Growth estimate for the number of crossing limit cycles in planar piecewise polynomial vector fields
Luana Ascoli, Douglas D. Novaes
TL;DR
The paper addresses the problem of bounding and understanding the growth of crossing limit cycles in planar piecewise polynomial vector fields, defining the piecewise Hilbert number $\mathcal{H}_c(n)$ and its Hamiltonian variant $\widehat{\mathcal{H}}_c(n)$. It adapts methods from Hilbert’s problem in the smooth setting, notably pseudo-Hopf bifurcation and Christopher–Lloyd-type constructions, to the discontinuous piecewise context. The authors prove a quadratic lower bound $\mathcal{H}_c(n) \ge n^{2}/4$ (in the liminf sense) and establish strict monotonicity $\mathcal{H}_c(n+1) \ge 1+\mathcal{H}_c(n)$ if $\mathcal{H}_c(n)<\infty$, along with a growth bound for the Hamiltonian case: $\widehat{\mathcal{H}}_c(n) \ge (n\log n)/(2\log 2)$. They construct explicit sequences of piecewise vector fields—both general and Hamiltonian—whose degrees grow as $n_k=2^{k}-1$ or $n_k=3\cdot 2^{k}-1$ and possess, respectively, $(n_k^{2}-1)/4$ and $c_k=3k\,2^{k-1}+1$ crossing limit cycles, thereby delivering sharp asymptotic lower bounds and advancing the understanding of Hilbert-type questions in discontinuous systems.

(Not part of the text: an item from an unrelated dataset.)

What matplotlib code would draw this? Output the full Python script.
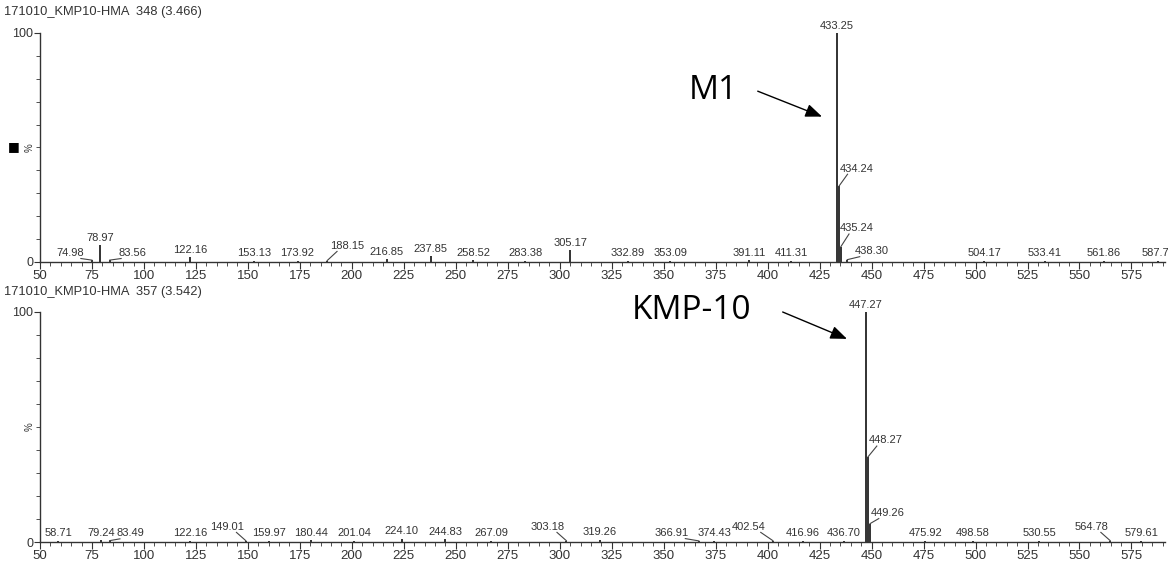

The results have implications for the complexity of limit-cycle configurations in piecewise dynamics and broaden the toolkit for analyzing crossing phenomena in Filippov systems.
Abstract
Motivated by the classical Hilbert's Sixteenth Problem, we extend some main developments obtained for Hilbert's number in the polynomial setting to the piecewise polynomial context. Specifically, we study the growth of the maximum number of crossing limit cycles in planar piecewise polynomial vector fields of degree $n$, denoted by $H_c(n)$. The best previously known general lower bound is $H_c(n)\geq 2n - 1$. In this work, we show that $H_c(n)$ grows at least as fast as $n^2/4.$ Furthermore, we prove that $H_c(n)$ is strictly increasing whenever it is finite, and that in such cases this maximum can be realized by piecewise polynomial systems whose crossing limit cycles are all hyperbolic. Finally, for the more restrictive class of piecewise polynomial Hamiltonian vector fields, we adapt the recursive construction of Christopher and Lloyd to demonstrate that the corresponding maximal number of crossing limit cycles, denoted by $\widehat{H}_c(n)$, grows at least as fast as $n\log n/(2\log 2)$, thereby improving previously established linear growth estimate.